• _Exercise data_:

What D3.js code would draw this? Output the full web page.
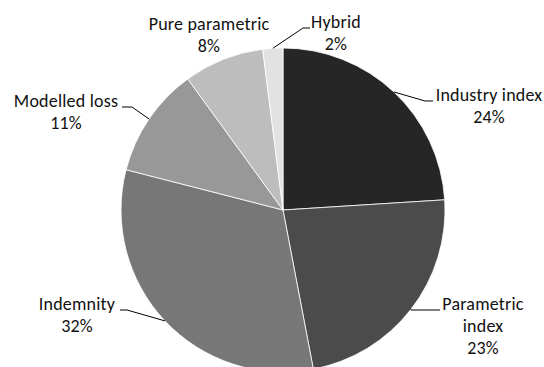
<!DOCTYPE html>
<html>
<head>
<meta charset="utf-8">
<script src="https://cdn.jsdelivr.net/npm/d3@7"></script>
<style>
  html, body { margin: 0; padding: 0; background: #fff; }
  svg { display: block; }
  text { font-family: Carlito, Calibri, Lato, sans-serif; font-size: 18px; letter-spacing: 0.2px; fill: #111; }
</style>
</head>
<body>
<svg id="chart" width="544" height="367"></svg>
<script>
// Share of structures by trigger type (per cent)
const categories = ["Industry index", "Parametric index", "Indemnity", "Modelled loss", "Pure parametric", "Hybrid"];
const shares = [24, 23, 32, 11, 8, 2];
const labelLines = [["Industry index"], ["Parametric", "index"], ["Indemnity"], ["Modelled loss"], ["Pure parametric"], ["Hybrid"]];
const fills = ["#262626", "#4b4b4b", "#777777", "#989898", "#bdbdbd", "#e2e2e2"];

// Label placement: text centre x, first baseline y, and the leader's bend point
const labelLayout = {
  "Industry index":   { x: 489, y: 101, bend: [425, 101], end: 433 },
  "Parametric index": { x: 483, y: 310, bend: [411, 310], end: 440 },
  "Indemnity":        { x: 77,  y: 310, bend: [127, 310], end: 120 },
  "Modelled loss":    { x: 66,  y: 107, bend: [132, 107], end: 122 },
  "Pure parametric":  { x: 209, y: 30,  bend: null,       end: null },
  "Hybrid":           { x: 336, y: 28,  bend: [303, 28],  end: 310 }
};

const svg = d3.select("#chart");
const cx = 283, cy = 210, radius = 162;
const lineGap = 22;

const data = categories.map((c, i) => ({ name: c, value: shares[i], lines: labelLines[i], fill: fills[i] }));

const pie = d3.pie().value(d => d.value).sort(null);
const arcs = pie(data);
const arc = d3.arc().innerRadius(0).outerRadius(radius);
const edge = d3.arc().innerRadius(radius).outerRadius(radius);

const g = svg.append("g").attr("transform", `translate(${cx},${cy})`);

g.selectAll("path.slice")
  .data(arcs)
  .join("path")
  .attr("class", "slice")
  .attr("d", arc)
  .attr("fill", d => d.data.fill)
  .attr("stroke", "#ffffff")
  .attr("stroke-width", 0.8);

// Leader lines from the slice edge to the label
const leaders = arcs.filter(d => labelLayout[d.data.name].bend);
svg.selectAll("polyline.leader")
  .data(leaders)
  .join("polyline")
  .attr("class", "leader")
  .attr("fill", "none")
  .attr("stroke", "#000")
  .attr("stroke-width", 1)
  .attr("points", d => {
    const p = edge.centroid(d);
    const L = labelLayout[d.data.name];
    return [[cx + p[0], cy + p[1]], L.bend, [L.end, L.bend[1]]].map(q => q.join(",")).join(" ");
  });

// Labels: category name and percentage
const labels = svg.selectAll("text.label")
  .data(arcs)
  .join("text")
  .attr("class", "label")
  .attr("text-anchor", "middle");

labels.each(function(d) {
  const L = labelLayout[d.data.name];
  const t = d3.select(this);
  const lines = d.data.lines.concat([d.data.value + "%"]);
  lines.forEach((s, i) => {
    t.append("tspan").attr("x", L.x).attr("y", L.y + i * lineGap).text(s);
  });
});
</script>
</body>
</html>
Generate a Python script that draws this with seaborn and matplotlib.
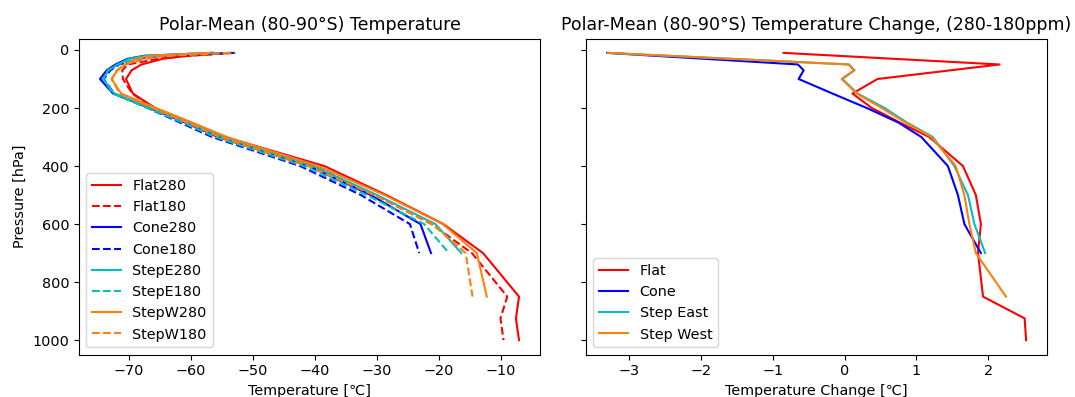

• _Exercise instructions_: Repeat the preceding records precisely, and leave every picture out of the copy.

• _Written answer_:
What D3.js code would draw this? Output the full web page.
<!DOCTYPE html>
<html>
<head>
<meta charset="utf-8">
<script src="https://cdn.jsdelivr.net/npm/d3@7"></script>
<style>
  html, body { margin: 0; padding: 0; background: #fff; }
  svg { display: block; }
  text { font-family: Carlito, Calibri, Lato, sans-serif; font-size: 18px; letter-spacing: 0.2px; fill: #111; }
</style>
</head>
<body>
<svg id="chart" width="544" height="367"></svg>
<script>
// Share of structures by trigger type (per cent)
const categories = ["Industry index", "Parametric index", "Indemnity", "Modelled loss", "Pure parametric", "Hybrid"];
const shares = [24, 23, 32, 11, 8, 2];
const labelLines = [["Industry index"], ["Parametric", "index"], ["Indemnity"], ["Modelled loss"], ["Pure parametric"], ["Hybrid"]];
const fills = ["#262626", "#4b4b4b", "#777777", "#989898", "#bdbdbd", "#e2e2e2"];

// Label placement: text centre x, first baseline y, and the leader's bend point
const labelLayout = {
  "Industry index":   { x: 489, y: 101, bend: [425, 101], end: 433 },
  "Parametric index": { x: 483, y: 310, bend: [411, 310], end: 440 },
  "Indemnity":        { x: 77,  y: 310, bend: [127, 310], end: 120 },
  "Modelled loss":    { x: 66,  y: 107, bend: [132, 107], end: 122 },
  "Pure parametric":  { x: 209, y: 30,  bend: null,       end: null },
  "Hybrid":           { x: 336, y: 28,  bend: [303, 28],  end: 310 }
};

const svg = d3.select("#chart");
const cx = 283, cy = 210, radius = 162;
const lineGap = 22;

const data = categories.map((c, i) => ({ name: c, value: shares[i], lines: labelLines[i], fill: fills[i] }));

const pie = d3.pie().value(d => d.value).sort(null);
const arcs = pie(data);
const arc = d3.arc().innerRadius(0).outerRadius(radius);
const edge = d3.arc().innerRadius(radius).outerRadius(radius);

const g = svg.append("g").attr("transform", `translate(${cx},${cy})`);

g.selectAll("path.slice")
  .data(arcs)
  .join("path")
  .attr("class", "slice")
  .attr("d", arc)
  .attr("fill", d => d.data.fill)
  .attr("stroke", "#ffffff")
  .attr("stroke-width", 0.8);

// Leader lines from the slice edge to the label
const leaders = arcs.filter(d => labelLayout[d.data.name].bend);
svg.selectAll("polyline.leader")
  .data(leaders)
  .join("polyline")
  .attr("class", "leader")
  .attr("fill", "none")
  .attr("stroke", "#000")
  .attr("stroke-width", 1)
  .attr("points", d => {
    const p = edge.centroid(d);
    const L = labelLayout[d.data.name];
    return [[cx + p[0], cy + p[1]], L.bend, [L.end, L.bend[1]]].map(q => q.join(",")).join(" ");
  });

// Labels: category name and percentage
const labels = svg.selectAll("text.label")
  .data(arcs)
  .join("text")
  .attr("class", "label")
  .attr("text-anchor", "middle");

labels.each(function(d) {
  const L = labelLayout[d.data.name];
  const t = d3.select(this);
  const lines = d.data.lines.concat([d.data.value + "%"]);
  lines.forEach((s, i) => {
    t.append("tspan").attr("x", L.x).attr("y", L.y + i * lineGap).text(s);
  });
});
</script>
</body>
</html>
Generate a Python script that draws this with seaborn and matplotlib.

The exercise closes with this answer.